Citing the leaked files, the newspaper reported about thousands of customer complaints regarding the carmaker’s driver assistance systems with around 4,000 complaints on unintended acceleration or phantom braking.

Last month, a Reuters report showed that groups of Tesla employees privately shared via an internal messaging system sometimes highly invasive videos and images recorded by customers’ car cameras between 2019 and 2022.

The data protection office in the German state of Brandenburg, which is home to Tesla’s European factory, described the data leak as “massive.”

“I can’t remember such a scale,” Brandenburg data protection officer Dagmar Hartge said, adding that the case had been handed to the Dutch authorities who would be responsible if the allegations led to an enforcement action.

The data protection watchdog for the Netherlands said on Friday it was aware of possible Tesla data protection breaches, but it was too early to say whether it would start an investigation.

The breach would violate the European Union’s General Data Protection Regulation (GDPR). If such a violation was proved, Tesla could be fined up to 4 percent of its annual sales, which could be 3.26 billion euros.

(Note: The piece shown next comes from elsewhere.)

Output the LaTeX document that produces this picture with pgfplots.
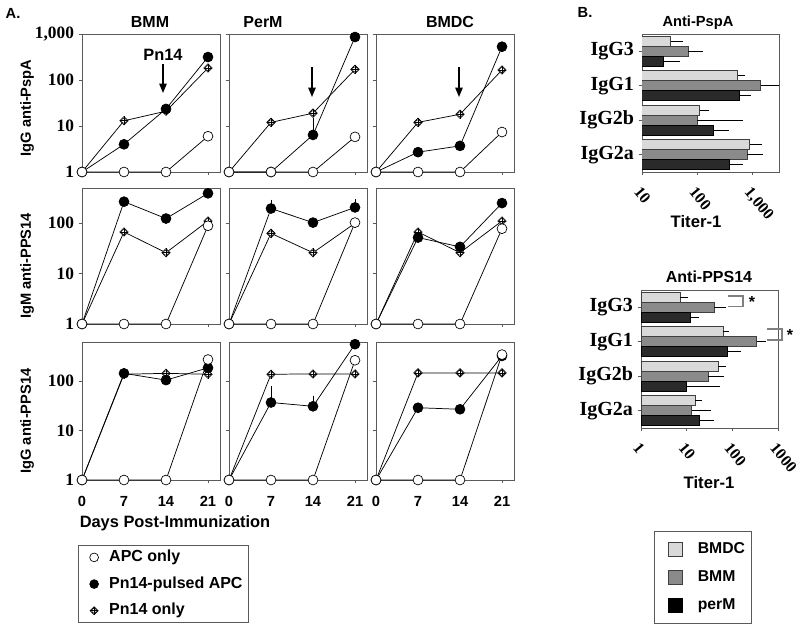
\documentclass[border=0pt]{standalone}
\usepackage{pgfplots}
\pgfplotsset{compat=1.18}
\usepackage{fontspec}
\setmainfont{Liberation Sans}
\newfontfamily\tms{Liberation Serif}
\usetikzlibrary{arrows.meta,patterns}

\pgfdeclareplotmark{dplus}{%
  \pgfpathmoveto{\pgfqpoint{0pt}{\pgfplotmarksize}}%
  \pgfpathlineto{\pgfqpoint{\pgfplotmarksize}{0pt}}%
  \pgfpathlineto{\pgfqpoint{0pt}{-\pgfplotmarksize}}%
  \pgfpathlineto{\pgfqpoint{-\pgfplotmarksize}{0pt}}%
  \pgfpathclose
  \pgfusepathqfillstroke
  \pgfpathmoveto{\pgfqpoint{0pt}{\pgfplotmarksize}}%
  \pgfpathlineto{\pgfqpoint{0pt}{-\pgfplotmarksize}}%
  \pgfpathmoveto{\pgfqpoint{\pgfplotmarksize}{0pt}}%
  \pgfpathlineto{\pgfqpoint{-\pgfplotmarksize}{0pt}}%
  \pgfusepathqstroke
  \pgfpathcircle{\pgfpointorigin}{0.6\pgfplotmarksize}%
  \pgfusepathqstroke
}

\definecolor{axg}{HTML}{5A5A5A}
\definecolor{cBMDC}{HTML}{D9D9D9}
\definecolor{cBMM}{HTML}{8A8A8A}
\definecolor{cPerM}{HTML}{2A2A2A}

\pgfplotsset{
  panelAstyle/.style={/pgfplots/.cd, scale only axis, width=103.5pt, xmin=0, xmax=23,
    xtick={0,7,14,21}, xticklabels={}, yticklabels={},
    tick pos=left, tick align=outside, major tick length=2.5pt,
    yminorticks=false, xminorticks=false,
    axis line style={axg, line width=0.7pt}, tick style={axg, line width=0.6pt},
    clip=false,
    yticklabel style={font=\tms\bfseries\fontsize{13}{13}\selectfont},
    xticklabel style={font=\bfseries\fontsize{11}{11}\selectfont, yshift=-6.5pt}},
  rowIstyle/.style={/pgfplots/.cd, height=103.5pt, ymin=1, ymax=1000, ytick={1,10,100,1000}},
  rowIIstyle/.style={/pgfplots/.cd, height=102pt, ymin=1, ymax=500, ytick={1,10,100}},
  rowIIIstyle/.style={/pgfplots/.cd, height=103.5pt, ymin=1, ymax=620, ytick={1,10,100}},
  apcplot/.style={black, line width=0.55pt, mark=*, mark size=3.7pt, mark options={fill=white, draw=black, line width=0.5pt}},
  pulplot/.style={black, line width=0.55pt, mark=*, mark size=3.7pt, mark options={fill=black}},
  pnplot/.style={black, line width=0.55pt, mark=dplus, mark size=3.2pt, mark options={fill=white, line width=0.45pt}},
  yebar/.style={error bars/.cd, y dir=plus, y explicit,
    error bar style={draw=black, line width=0.5pt}, error mark options={draw=black, mark size=2pt, line width=0.5pt}, /pgfplots/.cd},
  panelBstyle/.style={/pgfplots/.cd, scale only axis, width=102.75pt, height=103.5pt,
    ymin=0.5, ymax=4.5, ytick={1,2,3,4}, yticklabels={IgG2a,IgG2b,IgG1,IgG3},
    tick pos=left, tick align=outside, major tick length=2.5pt,
    xminorticks=false, yminorticks=false,
    axis line style={axg, line width=0.7pt}, tick style={axg, line width=0.6pt},
    yticklabel style={font=\tms\bfseries\fontsize{15}{15}\selectfont},
    xticklabel style={font=\tms\bfseries\fontsize{12}{12}\selectfont, yshift=-3pt, rotate=-50, anchor=north west}},
  xebar/.style={draw=none, mark=none, forget plot, error bars/.cd, x dir=plus, x explicit,
    error bar style={draw=black, line width=0.5pt}, error mark options={draw=black, mark size=2.2pt, line width=0.5pt}, /pgfplots/.cd},
  barBMDC/.style={xbar, bar width=0.29, bar shift=0.29, fill=cBMDC, draw=black!75, line width=0.5pt},
  barBMM/.style={xbar, bar width=0.29, bar shift=0, fill=cBMM, draw=black!75, line width=0.5pt, postaction={pattern=north east lines, pattern color=black!45}},
  barPerM/.style={xbar, bar width=0.29, bar shift=-0.29, fill=cPerM, draw=black, line width=0.5pt},
}

\begin{document}
\begin{tikzpicture}
\path[use as bounding box] (0,0) rectangle (600pt,-474.75pt);

% ---------------- Row 1: IgG anti-PspA ----------------
\begin{axis}[ymode=log, panelAstyle, rowIstyle, at={(61.5pt,-129pt)}, yticklabels={1,10,100,{1,000}}]
\addplot[pnplot]  coordinates {(0,1) (7,13) (14,21) (21,182)};
\addplot[pulplot] coordinates {(0,1) (7,4) (14,23.5) (21,316)};
\addplot[apcplot] coordinates {(0,1) (7,1) (14,1) (21,6)};
\end{axis}
\begin{axis}[ymode=log, panelAstyle, rowIstyle, at={(171.75pt,-129pt)}]
\addplot[pnplot]  coordinates {(0,1) (7,12) (14,19) (21,170)};
\addplot[pulplot, yebar] coordinates {(0,1) +- (0,0) (7,1) +- (0,0) (14,6.4) +- (0,6.5) (21,860) +- (0,0)};
\addplot[apcplot] coordinates {(0,1) (7,1) (14,1) (21,5.8)};
\end{axis}
\begin{axis}[ymode=log, panelAstyle, rowIstyle, at={(282pt,-129pt)}]
\addplot[pnplot]  coordinates {(0,1) (7,12) (14,18) (21,165)};
\addplot[pulplot] coordinates {(0,1) (7,2.7) (14,3.7) (21,530)};
\addplot[apcplot] coordinates {(0,1) (7,1) (14,1) (21,7.4)};
\end{axis}

% ---------------- Row 2: IgM anti-PPS14 ----------------
\begin{axis}[ymode=log, panelAstyle, rowIIstyle, at={(61.5pt,-243pt)}, yticklabels={1,10,100}]
\addplot[pnplot]  coordinates {(0,1) (7,67) (14,26) (21,111)};
\addplot[pulplot] coordinates {(0,1) (7,268) (14,124) (21,392)};
\addplot[apcplot] coordinates {(0,1) (7,1) (14,1) (21,89)};
\end{axis}
\begin{axis}[ymode=log, panelAstyle, rowIIstyle, at={(171.75pt,-243pt)}]
\addplot[pnplot]  coordinates {(0,1) (7,63) (14,26) (21,100)};
\addplot[pulplot, yebar] coordinates {(0,1) +- (0,0) (7,196) +- (0,65) (14,103) +- (0,0) (21,206) +- (0,60)};
\addplot[apcplot] coordinates {(0,1) (7,1) (14,1) (21,103)};
\end{axis}
\begin{axis}[ymode=log, panelAstyle, rowIIstyle, at={(282pt,-243pt)}]
\addplot[pnplot]  coordinates {(0,1) (7,67) (14,26) (21,111)};
\addplot[pulplot] coordinates {(0,1) (7,52) (14,34) (21,251)};
\addplot[apcplot] coordinates {(0,1) (7,1) (14,1) (21,78)};
\end{axis}

% ---------------- Row 3: IgG anti-PPS14 ----------------
\begin{axis}[ymode=log, panelAstyle, rowIIIstyle, at={(61.5pt,-360pt)}, yticklabels={1,10,100}, xticklabels={0,7,14,21},
  legend cell align=left,
  legend style={at={(-0.029,-0.471)}, anchor=north west, draw=axg, line width=0.6pt,
    font=\bfseries\fontsize{12}{14}\selectfont, inner xsep=2.5pt, inner ysep=1pt, row sep=4pt,
    nodes={inner ysep=2pt, text height=9pt, text depth=3pt}}]
\addplot[forget plot, pnplot]  coordinates {(0,1) (7,138) (14,144) (21,138)};
\addplot[forget plot, pulplot] coordinates {(0,1) (7,144) (14,105) (21,186)};
\addplot[forget plot, apcplot] coordinates {(0,1) (7,1) (14,1) (21,274)};
\addlegendimage{legend image code/.code={\path (0pt,0pt) (18pt,0pt); \draw[black, fill=white, line width=0.5pt] (9pt,0pt) circle (3.3pt);}}
\addlegendentry{APC only}
\addlegendimage{legend image code/.code={\path (0pt,0pt) (18pt,0pt); \draw[black, fill=black, line width=0.5pt] (9pt,0pt) circle (3.3pt);}}
\addlegendentry{Pn14-pulsed APC\hspace{13pt}}
\addlegendimage{legend image code/.code={\path (0pt,0pt) (18pt,0pt); \draw[black, fill=white, line width=0.45pt, mark size=3pt] plot[only marks, mark=dplus] coordinates {(9pt,0pt)};}}
\addlegendentry{Pn14 only}
\end{axis}
\begin{axis}[ymode=log, panelAstyle, rowIIIstyle, at={(171.75pt,-360pt)}, xticklabels={0,7,14,21}]
\addplot[pnplot]  coordinates {(0,1) (7,138) (14,140) (21,140)};
\addplot[pulplot, yebar] coordinates {(0,1) +- (0,0) (7,37) +- (0,32) (14,31) +- (0,14) (21,560) +- (0,0)};
\addplot[apcplot] coordinates {(0,1) (7,1) (14,1) (21,265)};
\end{axis}
\begin{axis}[ymode=log, panelAstyle, rowIIIstyle, at={(282pt,-360pt)}, xticklabels={0,7,14,21}]
\addplot[pnplot]  coordinates {(0,1) (7,147) (14,147) (21,147)};
\addplot[pulplot] coordinates {(0,1) (7,29) (14,27) (21,324)};
\addplot[apcplot] coordinates {(0,1) (7,1) (14,1) (21,345)};
\end{axis}

% ---------------- B: Anti-PspA ----------------
\begin{axis}[xmode=log, panelBstyle, at={(481.5pt,-129pt)}, xmin=10, xmax=3000, xtick={10,100,1000}, xticklabels={10,100,{1,000}}]
\addplot[barBMDC] coordinates {(33,4) (540,3) (110,2) (890,1)};
\addplot[barBMM]  coordinates {(69,4) (1400,3) (99,2) (800,1)};
\addplot[barPerM] coordinates {(24.5,4) (565,3) (198,2) (385,1)};
% error bars (upper only), at the centre of each bar
\addplot[xebar] coordinates {(33,4.29) +- (16,0) (540,3.29) +- (110,0) (110,2.29) +- (36,0) (890,1.29) +- (430,0)};
\addplot[xebar] coordinates {(69,4) +- (44,0) (1400,3) +- (1450,0) (99,2) +- (491,0) (800,1) +- (560,0)};
\addplot[xebar] coordinates {(24.5,3.71) +- (18.5,0) (565,2.71) +- (255,0) (198,1.71) +- (132,0) (385,0.71) +- (205,0)};
\end{axis}

% ---------------- B: Anti-PPS14 ----------------
\begin{axis}[xmode=log, panelBstyle, at={(480.75pt,-321pt)}, xmin=1, xmax=1000, xtick={1,10,100,1000}, xticklabels={1,10,100,1000},
  legend cell align=left,
  legend style={at={(0.095,-0.746)}, anchor=north west, draw=axg, line width=0.6pt,
    font=\bfseries\fontsize{11.8}{14}\selectfont, inner xsep=3pt, inner ysep=6pt, row sep=6pt,
    nodes={inner ysep=2pt, text height=8.5pt, text depth=2.5pt}}]
\addplot[forget plot, barBMDC] coordinates {(7.1,4) (63,3) (49,2) (15.4,1)};
\addplot[forget plot, barBMM]  coordinates {(40,4) (340,3) (30,2) (12.9,1)};
\addplot[forget plot, barPerM] coordinates {(11.8,4) (78,3) (9.7,2) (19.2,1)};
\addplot[xebar] coordinates {(7.1,4.29) +- (2.1,0) (63,3.29) +- (9,0) (49,2.29) +- (14,0) (15.4,1.29) +- (3.4,0)};
\addplot[xebar] coordinates {(40,4) +- (23,0) (340,3) +- (120,0) (30,2) +- (28,0) (12.9,1) +- (15.9,0)};
\addplot[xebar] coordinates {(11.8,3.71) +- (4.2,0) (78,2.71) +- (56,0) (9.7,1.71) +- (36,0) (19.2,0.71) +- (15.8,0)};
\addlegendimage{legend image code/.code={\path (-7pt,0pt) (20pt,0pt); \draw[fill=cBMDC, draw=black!75, line width=0.5pt] (0pt,-5.5pt) rectangle (11pt,5.5pt);}}
\addlegendentry{BMDC}
\addlegendimage{legend image code/.code={\path (-7pt,0pt) (20pt,0pt); \draw[fill=cBMM, draw=black!75, line width=0.5pt, postaction={pattern=north east lines, pattern color=black!45}] (0pt,-5.5pt) rectangle (11pt,5.5pt);}}
\addlegendentry{BMM}
\addlegendimage{legend image code/.code={\path (-7pt,0pt) (20pt,0pt); \draw[fill=black, draw=black, line width=0.5pt] (0pt,-5.5pt) rectangle (11pt,5.5pt);}}
\addlegendentry{perM}
\end{axis}

% ---------------- Annotations ----------------
\begin{scope}[x=0.75pt, y=-0.75pt]
\node[font=\bfseries\fontsize{11}{11}\selectfont] at (13,13) {A.};
\node[font=\bfseries\fontsize{11}{11}\selectfont] at (585,12) {B.};
\node[font=\bfseries\fontsize{12}{12}\selectfont] at (150,22) {BMM};
\node[font=\bfseries\fontsize{12}{12}\selectfont] at (263,22) {PerM};
\node[font=\bfseries\fontsize{12}{12}\selectfont] at (450,22) {BMDC};
\node[rotate=90, font=\bfseries\fontsize{11}{11}\selectfont] at (27,108) {IgG anti-PspA};
\node[rotate=90, font=\bfseries\fontsize{11}{11}\selectfont] at (27,266) {IgM anti-PPS14};
\node[rotate=90, font=\bfseries\fontsize{11}{11}\selectfont] at (27,421) {IgG anti-PPS14};
\node[font=\bfseries\fontsize{12.3}{12.3}\selectfont] at (175,523) {Days Post-Immunization};
\node[font=\bfseries\fontsize{12.3}{12.3}\selectfont] at (163,55) {Pn14};
\draw[-{Triangle[length=7pt,width=5.5pt]}, line width=1.1pt] (163,64) -- (163,93);
\draw[-{Triangle[length=7pt,width=5.5pt]}, line width=1.1pt] (312,67) -- (312,97);
\draw[-{Triangle[length=7pt,width=5.5pt]}, line width=1.1pt] (459,67) -- (459,97);
\node[font=\bfseries\fontsize{11}{11}\selectfont] at (698,23) {Anti-PspA};
\node[font=\bfseries\fontsize{12.5}{12.5}\selectfont] at (696,222) {Titer-1};
\node[font=\bfseries\fontsize{12}{12}\selectfont] at (709,277) {Anti-PPS14};
\node[font=\bfseries\fontsize{12.5}{12.5}\selectfont] at (709,483) {Titer-1};
\draw[gray, line width=0.8pt] (728,296) -- (743,296) -- (743,306.7) -- (728,306.7);
\node[font=\bfseries\fontsize{12}{12}\selectfont] at (752,302) {*};
\draw[gray, line width=0.8pt] (767,329) -- (782,329) -- (782,340) -- (767,340);
\node[font=\bfseries\fontsize{12}{12}\selectfont] at (790,335) {*};
\end{scope}
\end{tikzpicture}
\end{document}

German union IG Metall said the revelations were “disturbing” and called on Tesla to inform employees about all data protection violations and promote a culture in which staff could raise problems and grievances openly and without fear.

“These revelations … fit with the picture that we have gained in just under two years,” said Dirk Schulze, IG Metall incoming district manager for Berlin, Brandenburg and Saxony.

Tesla was not immediately available for comment on the report.

Handelsblatt quoted a lawyer for Tesla as saying that a “disgruntled former employee” had abused his access as a service technician to get information. The lawyer said the company would take legal action against the suspected ex-employee.

The whistleblower notified the German authorities about the data protection breach in April, according to the newspaper.

This week, Facebook parent Meta was hit with a record 1.2 billion euro ($1.3 billion) fine by its lead European Union privacy regulator over its handling of user information and given five months to stop transferring user data to the U.S.